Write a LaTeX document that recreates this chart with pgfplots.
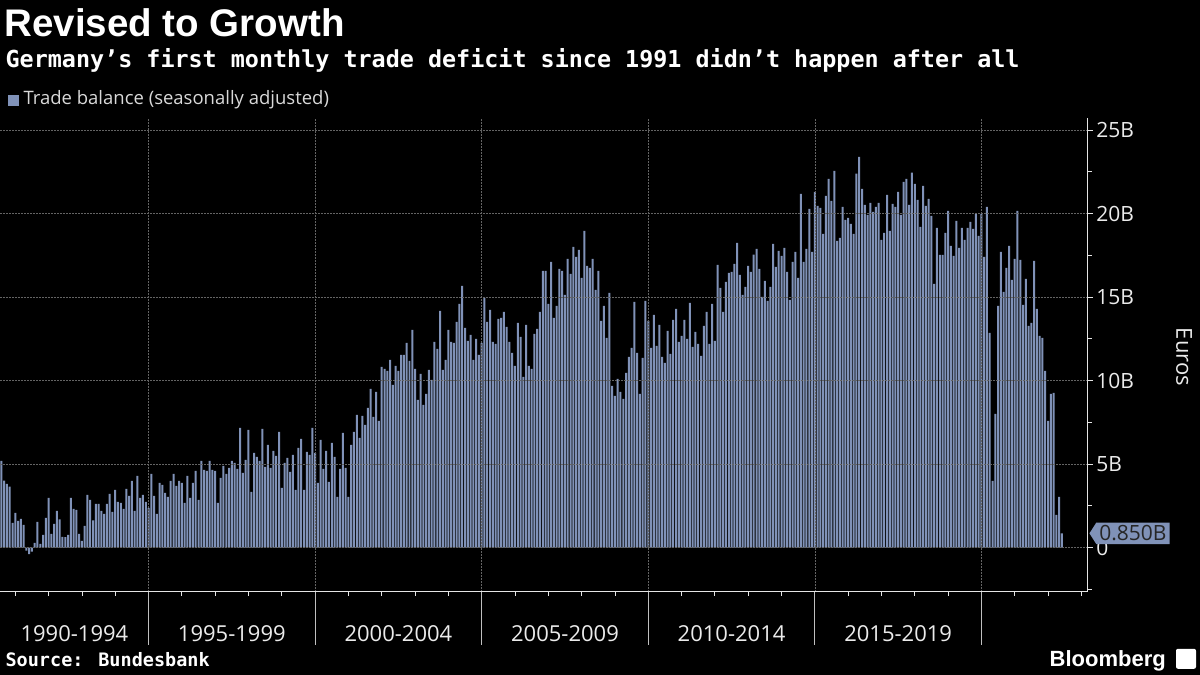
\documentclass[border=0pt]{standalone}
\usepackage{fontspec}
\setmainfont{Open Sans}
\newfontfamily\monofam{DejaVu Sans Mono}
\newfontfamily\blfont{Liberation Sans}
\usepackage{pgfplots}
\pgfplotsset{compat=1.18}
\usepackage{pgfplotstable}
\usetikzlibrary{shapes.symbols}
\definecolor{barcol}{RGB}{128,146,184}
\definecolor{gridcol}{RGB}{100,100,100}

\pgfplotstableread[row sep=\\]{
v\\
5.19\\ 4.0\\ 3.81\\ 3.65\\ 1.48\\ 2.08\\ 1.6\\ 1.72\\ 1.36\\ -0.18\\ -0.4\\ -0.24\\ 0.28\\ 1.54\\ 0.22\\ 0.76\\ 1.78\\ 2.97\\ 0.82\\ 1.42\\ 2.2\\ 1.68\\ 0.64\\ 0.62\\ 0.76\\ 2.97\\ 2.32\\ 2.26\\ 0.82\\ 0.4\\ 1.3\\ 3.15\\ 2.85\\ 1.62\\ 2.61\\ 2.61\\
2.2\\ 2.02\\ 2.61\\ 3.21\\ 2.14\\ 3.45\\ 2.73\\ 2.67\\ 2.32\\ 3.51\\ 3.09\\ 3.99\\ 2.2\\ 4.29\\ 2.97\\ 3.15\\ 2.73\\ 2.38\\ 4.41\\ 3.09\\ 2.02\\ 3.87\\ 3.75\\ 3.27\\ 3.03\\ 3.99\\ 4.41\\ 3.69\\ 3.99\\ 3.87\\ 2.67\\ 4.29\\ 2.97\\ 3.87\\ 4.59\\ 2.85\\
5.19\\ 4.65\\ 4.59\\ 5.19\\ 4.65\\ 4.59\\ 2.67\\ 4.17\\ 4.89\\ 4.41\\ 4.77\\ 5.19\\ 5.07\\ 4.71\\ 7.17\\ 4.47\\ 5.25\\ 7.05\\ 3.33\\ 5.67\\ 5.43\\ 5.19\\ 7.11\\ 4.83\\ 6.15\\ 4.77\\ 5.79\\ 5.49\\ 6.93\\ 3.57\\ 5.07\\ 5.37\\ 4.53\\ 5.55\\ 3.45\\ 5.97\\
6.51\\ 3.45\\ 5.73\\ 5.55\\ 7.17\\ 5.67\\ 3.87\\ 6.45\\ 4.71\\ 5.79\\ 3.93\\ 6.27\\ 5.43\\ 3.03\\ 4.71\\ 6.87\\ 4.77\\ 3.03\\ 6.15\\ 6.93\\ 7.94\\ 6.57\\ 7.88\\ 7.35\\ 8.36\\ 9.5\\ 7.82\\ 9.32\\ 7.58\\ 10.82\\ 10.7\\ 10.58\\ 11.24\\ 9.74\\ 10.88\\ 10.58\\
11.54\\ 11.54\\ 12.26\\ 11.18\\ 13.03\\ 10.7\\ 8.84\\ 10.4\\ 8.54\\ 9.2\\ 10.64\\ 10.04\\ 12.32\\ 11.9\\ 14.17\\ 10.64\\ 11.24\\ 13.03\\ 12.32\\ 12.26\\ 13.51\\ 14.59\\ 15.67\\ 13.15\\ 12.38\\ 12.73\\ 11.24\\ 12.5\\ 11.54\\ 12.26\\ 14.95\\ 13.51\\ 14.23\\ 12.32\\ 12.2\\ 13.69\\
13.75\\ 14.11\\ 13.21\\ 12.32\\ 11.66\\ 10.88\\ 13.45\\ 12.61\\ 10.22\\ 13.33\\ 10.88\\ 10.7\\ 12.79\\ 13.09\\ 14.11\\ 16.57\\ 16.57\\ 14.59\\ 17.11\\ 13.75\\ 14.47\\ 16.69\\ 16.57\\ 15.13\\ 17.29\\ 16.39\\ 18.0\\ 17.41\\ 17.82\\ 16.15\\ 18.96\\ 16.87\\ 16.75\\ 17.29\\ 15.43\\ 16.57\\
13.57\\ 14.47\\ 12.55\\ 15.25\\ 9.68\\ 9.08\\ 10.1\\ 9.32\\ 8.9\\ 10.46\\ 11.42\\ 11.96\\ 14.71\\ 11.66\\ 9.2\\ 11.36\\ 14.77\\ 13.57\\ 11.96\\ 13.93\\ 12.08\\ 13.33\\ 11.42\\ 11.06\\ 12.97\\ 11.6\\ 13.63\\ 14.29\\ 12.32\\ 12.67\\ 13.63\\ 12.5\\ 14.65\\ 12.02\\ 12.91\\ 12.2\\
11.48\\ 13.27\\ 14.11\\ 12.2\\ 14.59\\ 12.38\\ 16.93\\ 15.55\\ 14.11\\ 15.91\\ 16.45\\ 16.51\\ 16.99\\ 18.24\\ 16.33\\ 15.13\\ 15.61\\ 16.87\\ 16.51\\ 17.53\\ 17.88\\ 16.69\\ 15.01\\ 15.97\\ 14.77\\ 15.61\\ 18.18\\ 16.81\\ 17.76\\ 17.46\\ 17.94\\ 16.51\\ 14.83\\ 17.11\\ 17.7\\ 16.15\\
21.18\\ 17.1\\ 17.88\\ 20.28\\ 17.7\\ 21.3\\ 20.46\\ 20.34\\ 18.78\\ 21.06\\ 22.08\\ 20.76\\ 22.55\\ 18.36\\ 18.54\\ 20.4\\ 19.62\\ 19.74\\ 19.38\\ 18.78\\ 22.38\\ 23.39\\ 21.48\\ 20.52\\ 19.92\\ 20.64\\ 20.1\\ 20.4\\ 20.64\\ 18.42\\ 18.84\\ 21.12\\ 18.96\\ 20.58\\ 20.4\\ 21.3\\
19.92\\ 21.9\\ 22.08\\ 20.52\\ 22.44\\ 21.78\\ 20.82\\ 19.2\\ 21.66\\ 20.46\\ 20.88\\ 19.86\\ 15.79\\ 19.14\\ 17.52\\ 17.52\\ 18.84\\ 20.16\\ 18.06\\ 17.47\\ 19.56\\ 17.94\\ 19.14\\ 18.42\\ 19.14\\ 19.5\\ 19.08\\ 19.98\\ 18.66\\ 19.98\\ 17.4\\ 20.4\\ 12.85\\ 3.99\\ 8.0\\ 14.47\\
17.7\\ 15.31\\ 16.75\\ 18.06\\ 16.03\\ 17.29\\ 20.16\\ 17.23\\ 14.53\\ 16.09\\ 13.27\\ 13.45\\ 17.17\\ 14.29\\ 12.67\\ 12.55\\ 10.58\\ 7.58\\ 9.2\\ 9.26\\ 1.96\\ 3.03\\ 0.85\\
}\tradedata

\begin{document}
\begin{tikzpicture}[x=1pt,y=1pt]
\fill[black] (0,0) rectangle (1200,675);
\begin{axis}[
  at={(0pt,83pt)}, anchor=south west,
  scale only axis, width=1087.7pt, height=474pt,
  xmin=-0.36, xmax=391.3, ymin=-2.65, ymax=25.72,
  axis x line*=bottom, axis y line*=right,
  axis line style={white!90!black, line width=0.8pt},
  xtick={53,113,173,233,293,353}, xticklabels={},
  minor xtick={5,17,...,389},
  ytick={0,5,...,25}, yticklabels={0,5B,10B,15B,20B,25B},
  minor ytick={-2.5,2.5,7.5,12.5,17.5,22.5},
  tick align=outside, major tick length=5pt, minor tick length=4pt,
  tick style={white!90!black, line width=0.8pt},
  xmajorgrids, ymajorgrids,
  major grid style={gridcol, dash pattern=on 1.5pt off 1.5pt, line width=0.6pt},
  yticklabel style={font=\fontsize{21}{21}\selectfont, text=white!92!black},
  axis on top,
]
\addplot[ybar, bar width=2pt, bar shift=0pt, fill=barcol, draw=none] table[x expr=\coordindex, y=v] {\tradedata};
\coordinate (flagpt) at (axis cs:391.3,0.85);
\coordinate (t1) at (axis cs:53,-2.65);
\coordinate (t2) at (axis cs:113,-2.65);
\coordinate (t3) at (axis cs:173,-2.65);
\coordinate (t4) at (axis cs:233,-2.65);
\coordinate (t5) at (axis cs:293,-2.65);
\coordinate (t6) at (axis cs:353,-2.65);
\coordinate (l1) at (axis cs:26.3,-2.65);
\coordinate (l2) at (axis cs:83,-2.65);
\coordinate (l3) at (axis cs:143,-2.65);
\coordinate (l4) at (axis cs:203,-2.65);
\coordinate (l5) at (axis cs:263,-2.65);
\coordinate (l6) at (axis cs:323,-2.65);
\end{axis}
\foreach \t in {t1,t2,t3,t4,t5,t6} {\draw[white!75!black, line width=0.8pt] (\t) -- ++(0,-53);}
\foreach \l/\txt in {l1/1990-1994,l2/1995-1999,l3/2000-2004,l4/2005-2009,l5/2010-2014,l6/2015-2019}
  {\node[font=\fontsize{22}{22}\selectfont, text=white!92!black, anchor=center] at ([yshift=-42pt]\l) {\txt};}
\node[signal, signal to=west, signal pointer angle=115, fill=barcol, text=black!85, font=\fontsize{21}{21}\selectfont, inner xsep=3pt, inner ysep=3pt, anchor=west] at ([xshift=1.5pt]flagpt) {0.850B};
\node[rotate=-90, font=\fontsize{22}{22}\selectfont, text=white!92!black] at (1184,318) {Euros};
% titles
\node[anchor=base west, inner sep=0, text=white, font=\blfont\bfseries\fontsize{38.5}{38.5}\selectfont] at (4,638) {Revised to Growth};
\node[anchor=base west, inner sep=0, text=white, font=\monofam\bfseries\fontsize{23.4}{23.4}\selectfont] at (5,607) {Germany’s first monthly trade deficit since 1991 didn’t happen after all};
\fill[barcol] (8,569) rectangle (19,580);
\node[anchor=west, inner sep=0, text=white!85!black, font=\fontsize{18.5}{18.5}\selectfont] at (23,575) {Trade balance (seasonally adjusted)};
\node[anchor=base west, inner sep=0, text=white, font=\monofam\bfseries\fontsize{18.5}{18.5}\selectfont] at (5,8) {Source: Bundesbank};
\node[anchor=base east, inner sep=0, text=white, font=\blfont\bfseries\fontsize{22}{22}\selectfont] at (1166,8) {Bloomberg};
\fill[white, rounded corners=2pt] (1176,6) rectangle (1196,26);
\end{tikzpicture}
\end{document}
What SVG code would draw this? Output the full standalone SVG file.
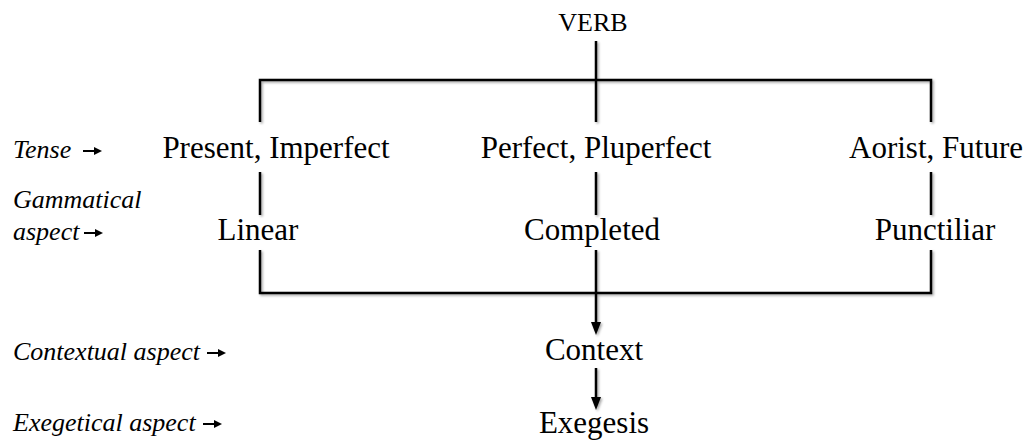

========================================================================

WHAT TO WORK ON
Above are the records. Identify each line that contains the word "this".

OUTPUT OF THE EXERCISE
Write a LaTeX document that recreates this chart with pgfplots.
What SVG code would draw this? Output the full standalone SVG file.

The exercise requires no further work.